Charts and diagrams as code

+++++

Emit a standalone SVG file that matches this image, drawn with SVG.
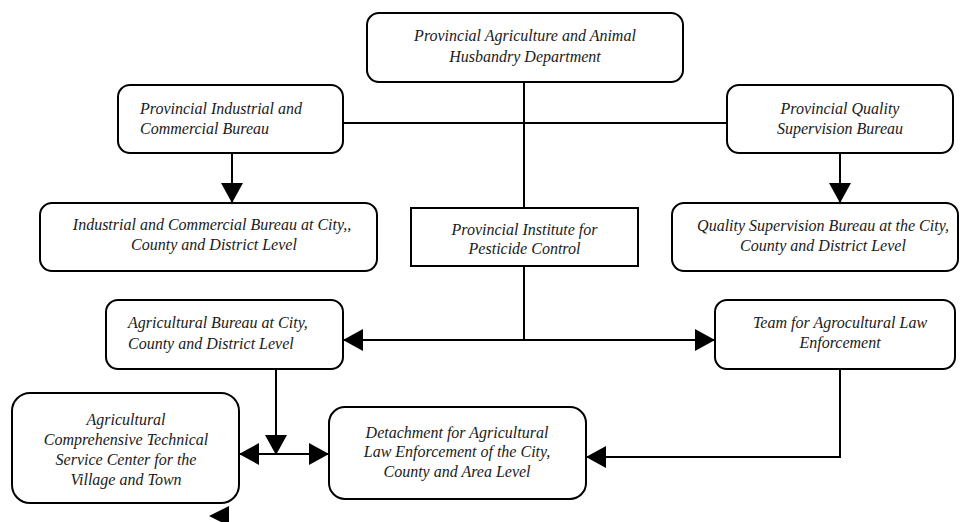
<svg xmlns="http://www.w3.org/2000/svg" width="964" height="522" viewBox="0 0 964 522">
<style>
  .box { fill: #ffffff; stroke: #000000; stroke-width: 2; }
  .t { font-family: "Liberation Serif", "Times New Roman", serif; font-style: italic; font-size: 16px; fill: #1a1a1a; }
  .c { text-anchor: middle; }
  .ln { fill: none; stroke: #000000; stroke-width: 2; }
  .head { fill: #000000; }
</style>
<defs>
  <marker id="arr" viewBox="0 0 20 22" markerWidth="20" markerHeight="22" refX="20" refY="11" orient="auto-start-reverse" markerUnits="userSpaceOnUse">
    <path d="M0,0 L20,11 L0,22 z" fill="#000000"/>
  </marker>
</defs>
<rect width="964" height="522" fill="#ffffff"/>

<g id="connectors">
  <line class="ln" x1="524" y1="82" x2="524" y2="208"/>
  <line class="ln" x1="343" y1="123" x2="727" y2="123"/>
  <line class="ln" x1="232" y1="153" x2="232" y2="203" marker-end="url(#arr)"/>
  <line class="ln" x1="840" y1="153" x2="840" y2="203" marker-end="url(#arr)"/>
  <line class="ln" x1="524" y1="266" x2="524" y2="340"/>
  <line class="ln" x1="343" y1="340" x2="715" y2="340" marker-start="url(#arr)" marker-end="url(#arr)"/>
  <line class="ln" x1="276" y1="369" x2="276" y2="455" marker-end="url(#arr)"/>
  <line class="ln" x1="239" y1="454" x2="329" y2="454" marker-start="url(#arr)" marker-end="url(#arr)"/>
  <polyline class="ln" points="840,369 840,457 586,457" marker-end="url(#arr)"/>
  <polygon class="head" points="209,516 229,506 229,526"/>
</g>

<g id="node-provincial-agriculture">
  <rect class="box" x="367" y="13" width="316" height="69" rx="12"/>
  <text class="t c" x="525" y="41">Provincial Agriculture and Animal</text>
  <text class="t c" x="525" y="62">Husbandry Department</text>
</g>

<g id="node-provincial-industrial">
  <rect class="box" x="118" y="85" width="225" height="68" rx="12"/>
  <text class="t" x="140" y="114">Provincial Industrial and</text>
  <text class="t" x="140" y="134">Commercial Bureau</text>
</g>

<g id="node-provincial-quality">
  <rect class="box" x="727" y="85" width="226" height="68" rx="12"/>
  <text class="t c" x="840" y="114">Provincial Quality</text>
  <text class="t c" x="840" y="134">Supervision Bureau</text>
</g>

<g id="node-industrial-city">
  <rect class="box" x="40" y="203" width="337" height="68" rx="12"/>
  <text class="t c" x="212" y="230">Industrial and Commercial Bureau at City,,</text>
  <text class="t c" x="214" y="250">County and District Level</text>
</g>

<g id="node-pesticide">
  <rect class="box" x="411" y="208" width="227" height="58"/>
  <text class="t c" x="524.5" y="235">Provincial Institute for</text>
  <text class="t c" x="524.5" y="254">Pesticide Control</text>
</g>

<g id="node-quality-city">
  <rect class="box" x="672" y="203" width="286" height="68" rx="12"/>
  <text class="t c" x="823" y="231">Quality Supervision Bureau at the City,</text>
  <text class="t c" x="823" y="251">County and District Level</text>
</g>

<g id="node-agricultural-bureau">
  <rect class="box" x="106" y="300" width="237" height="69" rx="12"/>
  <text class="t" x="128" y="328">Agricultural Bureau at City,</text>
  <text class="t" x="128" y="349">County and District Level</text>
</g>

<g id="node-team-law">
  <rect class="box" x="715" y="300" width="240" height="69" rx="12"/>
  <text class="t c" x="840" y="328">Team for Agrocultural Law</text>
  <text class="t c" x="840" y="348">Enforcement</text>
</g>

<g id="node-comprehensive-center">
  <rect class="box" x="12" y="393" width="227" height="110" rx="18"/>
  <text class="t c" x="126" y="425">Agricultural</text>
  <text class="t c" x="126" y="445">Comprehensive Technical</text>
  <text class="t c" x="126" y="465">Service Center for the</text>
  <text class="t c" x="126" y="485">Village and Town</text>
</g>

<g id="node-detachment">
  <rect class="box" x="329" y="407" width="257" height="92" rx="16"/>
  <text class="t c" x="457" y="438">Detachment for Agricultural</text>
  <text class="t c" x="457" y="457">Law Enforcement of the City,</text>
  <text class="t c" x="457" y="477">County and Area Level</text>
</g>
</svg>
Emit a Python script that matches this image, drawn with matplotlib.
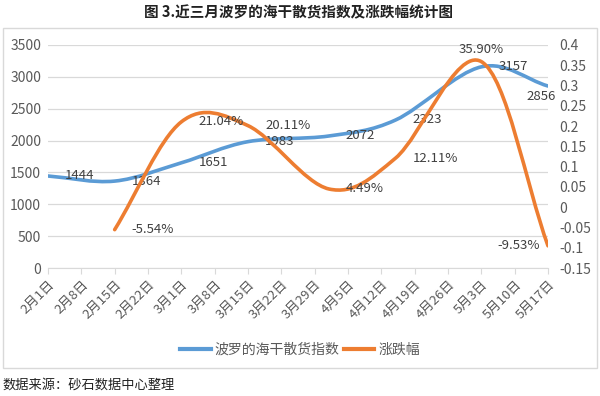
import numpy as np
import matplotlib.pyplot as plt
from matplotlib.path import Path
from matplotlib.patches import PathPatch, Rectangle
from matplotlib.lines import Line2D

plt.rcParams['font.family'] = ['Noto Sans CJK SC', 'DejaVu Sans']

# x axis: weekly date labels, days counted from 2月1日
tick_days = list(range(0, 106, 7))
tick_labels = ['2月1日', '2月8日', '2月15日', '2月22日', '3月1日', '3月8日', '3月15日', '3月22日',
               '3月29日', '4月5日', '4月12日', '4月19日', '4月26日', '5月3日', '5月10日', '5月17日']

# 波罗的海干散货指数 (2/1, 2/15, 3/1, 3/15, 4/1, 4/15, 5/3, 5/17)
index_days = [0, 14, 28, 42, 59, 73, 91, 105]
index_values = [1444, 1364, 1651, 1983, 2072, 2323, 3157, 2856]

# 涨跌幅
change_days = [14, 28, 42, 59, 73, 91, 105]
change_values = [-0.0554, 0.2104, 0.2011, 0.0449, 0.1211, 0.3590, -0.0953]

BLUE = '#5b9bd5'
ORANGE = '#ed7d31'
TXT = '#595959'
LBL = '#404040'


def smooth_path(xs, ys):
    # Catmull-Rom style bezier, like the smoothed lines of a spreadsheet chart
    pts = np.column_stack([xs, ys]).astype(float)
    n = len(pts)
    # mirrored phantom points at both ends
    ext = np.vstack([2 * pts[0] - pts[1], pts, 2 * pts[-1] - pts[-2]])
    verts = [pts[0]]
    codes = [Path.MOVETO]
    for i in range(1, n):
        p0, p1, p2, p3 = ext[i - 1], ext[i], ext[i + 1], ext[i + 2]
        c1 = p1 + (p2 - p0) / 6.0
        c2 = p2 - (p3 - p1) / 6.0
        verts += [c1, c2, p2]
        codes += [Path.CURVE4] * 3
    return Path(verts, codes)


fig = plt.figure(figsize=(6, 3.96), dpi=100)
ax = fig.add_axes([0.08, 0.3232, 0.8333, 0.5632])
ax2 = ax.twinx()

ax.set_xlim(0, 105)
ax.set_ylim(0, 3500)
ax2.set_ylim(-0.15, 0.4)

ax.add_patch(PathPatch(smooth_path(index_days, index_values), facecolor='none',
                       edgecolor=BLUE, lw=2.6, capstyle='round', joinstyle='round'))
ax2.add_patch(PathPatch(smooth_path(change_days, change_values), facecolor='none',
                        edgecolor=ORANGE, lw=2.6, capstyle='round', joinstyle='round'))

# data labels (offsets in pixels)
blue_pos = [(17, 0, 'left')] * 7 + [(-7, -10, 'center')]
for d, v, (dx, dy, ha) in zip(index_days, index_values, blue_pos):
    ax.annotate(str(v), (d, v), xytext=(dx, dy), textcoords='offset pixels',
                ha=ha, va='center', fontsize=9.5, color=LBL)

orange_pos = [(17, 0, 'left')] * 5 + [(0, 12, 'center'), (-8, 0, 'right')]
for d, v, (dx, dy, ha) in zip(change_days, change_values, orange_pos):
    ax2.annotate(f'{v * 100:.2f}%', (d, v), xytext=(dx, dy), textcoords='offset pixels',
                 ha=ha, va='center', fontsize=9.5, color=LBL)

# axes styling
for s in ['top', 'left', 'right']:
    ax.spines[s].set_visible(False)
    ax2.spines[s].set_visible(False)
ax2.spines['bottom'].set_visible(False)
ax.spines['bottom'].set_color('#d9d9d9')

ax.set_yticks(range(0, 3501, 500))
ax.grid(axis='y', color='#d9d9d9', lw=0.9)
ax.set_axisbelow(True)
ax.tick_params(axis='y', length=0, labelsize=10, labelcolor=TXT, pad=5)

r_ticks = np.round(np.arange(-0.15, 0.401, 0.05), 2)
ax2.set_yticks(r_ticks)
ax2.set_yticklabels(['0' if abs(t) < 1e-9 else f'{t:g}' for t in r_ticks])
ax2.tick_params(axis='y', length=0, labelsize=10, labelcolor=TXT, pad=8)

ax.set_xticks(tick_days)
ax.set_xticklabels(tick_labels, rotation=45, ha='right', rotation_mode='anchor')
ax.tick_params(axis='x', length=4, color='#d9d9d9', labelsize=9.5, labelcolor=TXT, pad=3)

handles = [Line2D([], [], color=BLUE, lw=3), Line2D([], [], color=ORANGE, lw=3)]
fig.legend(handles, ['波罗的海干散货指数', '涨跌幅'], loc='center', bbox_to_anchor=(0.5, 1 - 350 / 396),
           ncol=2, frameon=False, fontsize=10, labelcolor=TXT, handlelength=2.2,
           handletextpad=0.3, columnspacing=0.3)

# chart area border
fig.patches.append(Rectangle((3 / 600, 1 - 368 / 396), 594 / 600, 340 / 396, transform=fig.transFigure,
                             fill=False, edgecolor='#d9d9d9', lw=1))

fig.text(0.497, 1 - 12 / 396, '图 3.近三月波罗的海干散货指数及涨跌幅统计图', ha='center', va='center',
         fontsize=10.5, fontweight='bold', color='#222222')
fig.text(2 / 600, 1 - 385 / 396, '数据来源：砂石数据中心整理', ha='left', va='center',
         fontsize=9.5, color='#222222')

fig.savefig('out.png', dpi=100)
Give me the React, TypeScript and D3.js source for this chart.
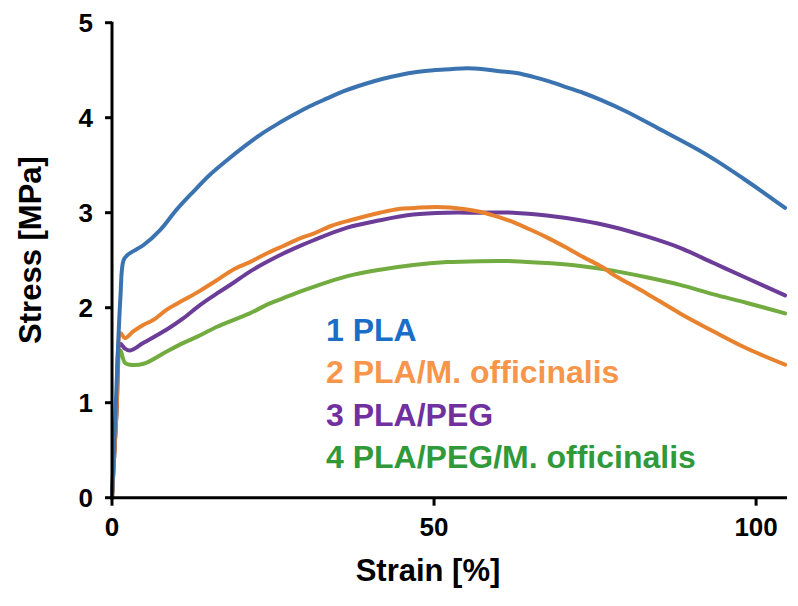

+++++

▶ [Goal]: Nothing but the lines from the one containing "Emit a Python" through the one containing "ax2.set_ylim(-0.15, 0.4)" should be written out, exactly and with both ends. Pictures are left out.

▶ [Solution to the problem]:
Emit a Python script that matches this image, drawn with matplotlib.
import numpy as np
import matplotlib.pyplot as plt
from matplotlib.path import Path
from matplotlib.patches import PathPatch, Rectangle
from matplotlib.lines import Line2D

plt.rcParams['font.family'] = ['Noto Sans CJK SC', 'DejaVu Sans']

# x axis: weekly date labels, days counted from 2月1日
tick_days = list(range(0, 106, 7))
tick_labels = ['2月1日', '2月8日', '2月15日', '2月22日', '3月1日', '3月8日', '3月15日', '3月22日',
               '3月29日', '4月5日', '4月12日', '4月19日', '4月26日', '5月3日', '5月10日', '5月17日']

# 波罗的海干散货指数 (2/1, 2/15, 3/1, 3/15, 4/1, 4/15, 5/3, 5/17)
index_days = [0, 14, 28, 42, 59, 73, 91, 105]
index_values = [1444, 1364, 1651, 1983, 2072, 2323, 3157, 2856]

# 涨跌幅
change_days = [14, 28, 42, 59, 73, 91, 105]
change_values = [-0.0554, 0.2104, 0.2011, 0.0449, 0.1211, 0.3590, -0.0953]

BLUE = '#5b9bd5'
ORANGE = '#ed7d31'
TXT = '#595959'
LBL = '#404040'


def smooth_path(xs, ys):
    # Catmull-Rom style bezier, like the smoothed lines of a spreadsheet chart
    pts = np.column_stack([xs, ys]).astype(float)
    n = len(pts)
    # mirrored phantom points at both ends
    ext = np.vstack([2 * pts[0] - pts[1], pts, 2 * pts[-1] - pts[-2]])
    verts = [pts[0]]
    codes = [Path.MOVETO]
    for i in range(1, n):
        p0, p1, p2, p3 = ext[i - 1], ext[i], ext[i + 1], ext[i + 2]
        c1 = p1 + (p2 - p0) / 6.0
        c2 = p2 - (p3 - p1) / 6.0
        verts += [c1, c2, p2]
        codes += [Path.CURVE4] * 3
    return Path(verts, codes)


fig = plt.figure(figsize=(6, 3.96), dpi=100)
ax = fig.add_axes([0.08, 0.3232, 0.8333, 0.5632])
ax2 = ax.twinx()

ax.set_xlim(0, 105)
ax.set_ylim(0, 3500)
ax2.set_ylim(-0.15, 0.4)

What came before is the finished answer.